:: Written problem ::
Only the lines from the start of the data through the line with "2.7,2.6,2.4,2.7,2.3,2.3,2.3,2.3,2.4];" belong in the copy. Restate them word for word, minus the pictures.

:: Provided data ::
========

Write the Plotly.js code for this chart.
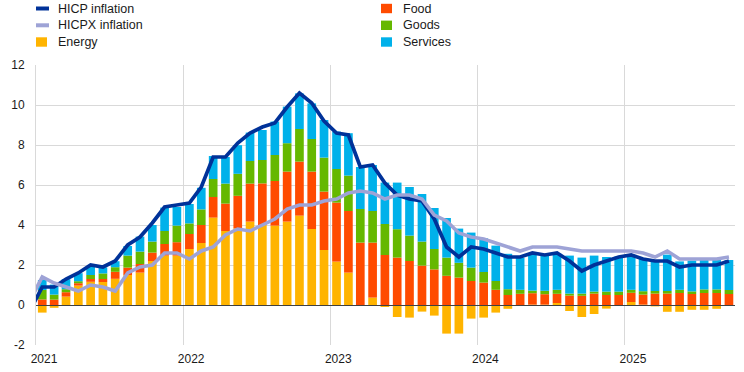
<!DOCTYPE html>
<html><head><meta charset="utf-8">
<script src="https://cdn.plot.ly/plotly-3.0.1.min.js"></script>
<style>html,body{margin:0;padding:0;background:#fff;}#chart{width:744px;height:372px;}</style>
</head><body><div id="chart"></div>
<script>
// Months for the inflation lines (Dec 2020 included so the line enters from the left edge)
const lineMonths = ['2020-12',
 '2021-01','2021-02','2021-03','2021-04','2021-05','2021-06','2021-07','2021-08','2021-09','2021-10','2021-11','2021-12',
 '2022-01','2022-02','2022-03','2022-04','2022-05','2022-06','2022-07','2022-08','2022-09','2022-10','2022-11','2022-12',
 '2023-01','2023-02','2023-03','2023-04','2023-05','2023-06','2023-07','2023-08','2023-09','2023-10','2023-11','2023-12',
 '2024-01','2024-02','2024-03','2024-04','2024-05','2024-06','2024-07','2024-08','2024-09','2024-10','2024-11','2024-12',
 '2025-01','2025-02','2025-03','2025-04','2025-05','2025-06','2025-07','2025-08','2025-09'];
const hicp = [-0.3,
 0.9,0.9,1.3,1.6,2.0,1.9,2.2,3.0,3.4,4.1,4.9,5.0,
 5.1,5.9,7.4,7.4,8.1,8.6,8.9,9.1,9.9,10.6,10.1,9.2,
 8.6,8.5,6.9,7.0,6.1,5.5,5.3,5.2,4.3,2.9,2.4,2.9,
 2.8,2.6,2.4,2.4,2.6,2.5,2.6,2.2,1.7,2.0,2.2,2.4,
 2.5,2.3,2.2,2.2,1.9,2.0,2.0,2.0,2.2];
const hicpx = [0.2,
 1.4,1.1,0.9,0.7,1.0,0.9,0.7,1.6,1.9,2.0,2.6,2.6,
 2.3,2.7,2.9,3.5,3.8,3.7,4.0,4.3,4.8,5.0,5.0,5.2,
 5.3,5.6,5.7,5.6,5.3,5.5,5.5,5.3,4.5,4.2,3.6,3.4,
 3.3,3.1,2.9,2.7,2.9,2.9,2.9,2.8,2.7,2.7,2.7,2.7,
 2.7,2.6,2.4,2.7,2.3,2.3,2.3,2.3,2.4];

// Months for the contribution bars (Jan 2021 - Sep 2025)
const barMonths = lineMonths.slice(1);
const energy = [
 -0.38,-0.14,0.42,0.97,1.16,1.15,1.31,1.5,1.62,2.2,2.47,2.47,
 2.8,3.1,4.37,3.7,3.83,4.17,4.0,3.97,4.17,4.47,3.8,2.75,
 2.17,1.62,-0.05,0.37,-0.1,-0.6,-0.63,-0.33,-0.53,-1.43,-1.43,-0.68,
 -0.63,-0.38,-0.19,-0.05,0.02,0.02,0.1,-0.3,-0.6,-0.45,-0.18,0.0,
 0.15,0.02,-0.07,-0.34,-0.34,-0.24,-0.24,-0.19,-0.02];
const food = [
 0.28,0.27,0.22,0.12,0.14,0.15,0.35,0.37,0.43,0.42,0.58,0.67,
 0.75,0.9,1.03,1.37,1.63,1.9,2.08,2.23,2.5,2.7,2.87,2.92,
 2.95,3.08,3.12,2.75,2.5,2.37,2.2,1.97,1.78,1.46,1.37,1.2,
 1.12,0.76,0.5,0.56,0.57,0.52,0.46,0.47,0.46,0.57,0.5,0.5,
 0.46,0.5,0.57,0.57,0.6,0.55,0.6,0.6,0.55];
const goods = [
 0.47,0.25,0.15,0.1,0.2,0.28,0.23,0.6,0.62,0.55,0.65,0.83,
 0.53,0.78,0.9,1.0,1.1,1.13,1.17,1.3,1.42,1.63,1.63,1.7,
 1.68,1.77,1.68,1.58,1.55,1.42,1.27,1.2,1.02,0.91,0.74,0.67,
 0.53,0.44,0.29,0.2,0.13,0.17,0.2,0.1,0.11,0.1,0.17,0.17,
 0.15,0.17,0.13,0.13,0.16,0.13,0.18,0.18,0.2];
const services = [
 0.5,0.5,0.5,0.4,0.45,0.3,0.3,0.48,0.75,0.83,1.17,0.93,
 0.97,1.08,1.15,1.33,1.43,1.42,1.5,1.67,1.83,1.78,1.78,1.88,
 1.87,2.12,2.1,2.3,2.07,2.33,2.43,2.38,2.05,1.98,1.71,1.75,
 1.68,1.77,1.77,1.6,1.8,1.78,1.8,1.9,1.8,1.8,1.73,1.75,
 1.74,1.63,1.5,1.82,1.42,1.54,1.47,1.47,1.5];

const yearTicks = ['2021-01-01','2022-01-01','2023-01-01','2024-01-01','2025-01-01'];
const yearLabels = ['2021','2022','2023','2024','2025'];

const FONT = 'Arial, "Liberation Sans", sans-serif';
const TEXT = '#1a1a1a';
const common = {xperiod: 'M1', xperiodalignment: 'middle', showlegend: false};

const C = {energy: '#ffb400', food: '#ff4b00', goods: '#65b800', services: '#00b1ea',
           hicp: '#003299', hicpx: '#9ea3d6'};

function barTrace(name, y, color) {
  return Object.assign({type: 'bar', name: name, x: barMonths, y: y,
    marker: {color: color, line: {width: 0}}, hoverinfo: 'skip'}, common);
}

const traces = [
  barTrace('Energy', energy, C.energy),
  barTrace('Food', food, C.food),
  barTrace('Goods', goods, C.goods),
  barTrace('Services', services, C.services),
  Object.assign({type: 'scatter', mode: 'lines', name: 'HICP inflation', x: lineMonths, y: hicp,
    line: {color: C.hicp, width: 3.7}}, common),
  Object.assign({type: 'scatter', mode: 'lines', name: 'HICPX inflation', x: lineMonths, y: hicpx,
    line: {color: C.hicpx, width: 3.6}}, common)
];

// Two-column legend drawn in the top margin (paper coordinates)
const W = 699, H = 280, L = 36, B = 345;
const px = v => (v - L) / W;
const py = v => (B - v) / H;
const legendEntries = [
  {label: 'HICP inflation', kind: 'line', color: C.hicp, col: 0, row: 0},
  {label: 'HICPX inflation', kind: 'line', color: C.hicpx, col: 0, row: 1},
  {label: 'Energy', kind: 'box', color: C.energy, col: 0, row: 2},
  {label: 'Food', kind: 'box', color: C.food, col: 1, row: 0},
  {label: 'Goods', kind: 'box', color: C.goods, col: 1, row: 1},
  {label: 'Services', kind: 'box', color: C.services, col: 1, row: 2}
];
const colSym = [36, 381], colText = [56, 401], rowY = [8.5, 25.3, 42];
const shapes = [], annotations = [];
legendEntries.forEach(e => {
  const x0 = colSym[e.col], yc = rowY[e.row];
  if (e.kind === 'line') {
    shapes.push({type: 'line', xref: 'paper', yref: 'paper', x0: px(x0), x1: px(x0 + 13),
      y0: py(yc), y1: py(yc), line: {color: e.color, width: 4}});
  } else {
    shapes.push({type: 'rect', xref: 'paper', yref: 'paper', x0: px(x0), x1: px(x0 + 11),
      y0: py(yc + 4.7), y1: py(yc - 4.7), fillcolor: e.color, line: {width: 0}});
  }
  annotations.push({xref: 'paper', yref: 'paper', x: px(colText[e.col]), y: py(yc),
    xanchor: 'left', yanchor: 'middle', showarrow: false, text: e.label,
    font: {family: FONT, size: 12.5, color: TEXT}});
});

const layout = {
  width: 744, height: 372,
  margin: {l: 36, r: 9, t: 65, b: 27},
  paper_bgcolor: '#ffffff', plot_bgcolor: '#ffffff',
  barmode: 'relative', bargap: 0.27,
  font: {family: FONT, size: 12, color: TEXT},
  showlegend: false,
  shapes: shapes, annotations: annotations,
  xaxis: {
    type: 'date', range: ['2021-01-01', '2025-10-01'],
    tickvals: yearTicks, ticktext: yearLabels, ticklabelshift: 8, ticklabelstandoff: 5,
    showgrid: true, gridcolor: '#d9d9d9', gridwidth: 1,
    zeroline: false, showline: false, ticks: '',
    tickfont: {family: FONT, size: 12, color: TEXT}
  },
  yaxis: {
    range: [-2, 12], tickvals: [-2,0,2,4,6,8,10,12], ticktext: ['-2','0','2','4','6','8','10','12'],
    showgrid: true, gridcolor: '#d9d9d9', gridwidth: 1,
    zeroline: true, zerolinecolor: '#404040', zerolinewidth: 1, zerolinelayer: 'above traces',
    showline: true, linecolor: '#d9d9d9', linewidth: 1,
    ticks: '', ticklabelstandoff: 8,
    tickfont: {family: FONT, size: 12, color: TEXT}
  }
};

Plotly.newPlot('chart', traces, layout, {displayModeBar: false, staticPlot: true});
</script>
</body></html>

========

:: Problem solution ::
Write the Plotly.js code for this chart.
<!DOCTYPE html>
<html><head><meta charset="utf-8">
<script src="https://cdn.plot.ly/plotly-3.0.1.min.js"></script>
<style>html,body{margin:0;padding:0;background:#fff;}#chart{width:744px;height:372px;}</style>
</head><body><div id="chart"></div>
<script>
// Months for the inflation lines (Dec 2020 included so the line enters from the left edge)
const lineMonths = ['2020-12',
 '2021-01','2021-02','2021-03','2021-04','2021-05','2021-06','2021-07','2021-08','2021-09','2021-10','2021-11','2021-12',
 '2022-01','2022-02','2022-03','2022-04','2022-05','2022-06','2022-07','2022-08','2022-09','2022-10','2022-11','2022-12',
 '2023-01','2023-02','2023-03','2023-04','2023-05','2023-06','2023-07','2023-08','2023-09','2023-10','2023-11','2023-12',
 '2024-01','2024-02','2024-03','2024-04','2024-05','2024-06','2024-07','2024-08','2024-09','2024-10','2024-11','2024-12',
 '2025-01','2025-02','2025-03','2025-04','2025-05','2025-06','2025-07','2025-08','2025-09'];
const hicp = [-0.3,
 0.9,0.9,1.3,1.6,2.0,1.9,2.2,3.0,3.4,4.1,4.9,5.0,
 5.1,5.9,7.4,7.4,8.1,8.6,8.9,9.1,9.9,10.6,10.1,9.2,
 8.6,8.5,6.9,7.0,6.1,5.5,5.3,5.2,4.3,2.9,2.4,2.9,
 2.8,2.6,2.4,2.4,2.6,2.5,2.6,2.2,1.7,2.0,2.2,2.4,
 2.5,2.3,2.2,2.2,1.9,2.0,2.0,2.0,2.2];
const hicpx = [0.2,
 1.4,1.1,0.9,0.7,1.0,0.9,0.7,1.6,1.9,2.0,2.6,2.6,
 2.3,2.7,2.9,3.5,3.8,3.7,4.0,4.3,4.8,5.0,5.0,5.2,
 5.3,5.6,5.7,5.6,5.3,5.5,5.5,5.3,4.5,4.2,3.6,3.4,
 3.3,3.1,2.9,2.7,2.9,2.9,2.9,2.8,2.7,2.7,2.7,2.7,
 2.7,2.6,2.4,2.7,2.3,2.3,2.3,2.3,2.4];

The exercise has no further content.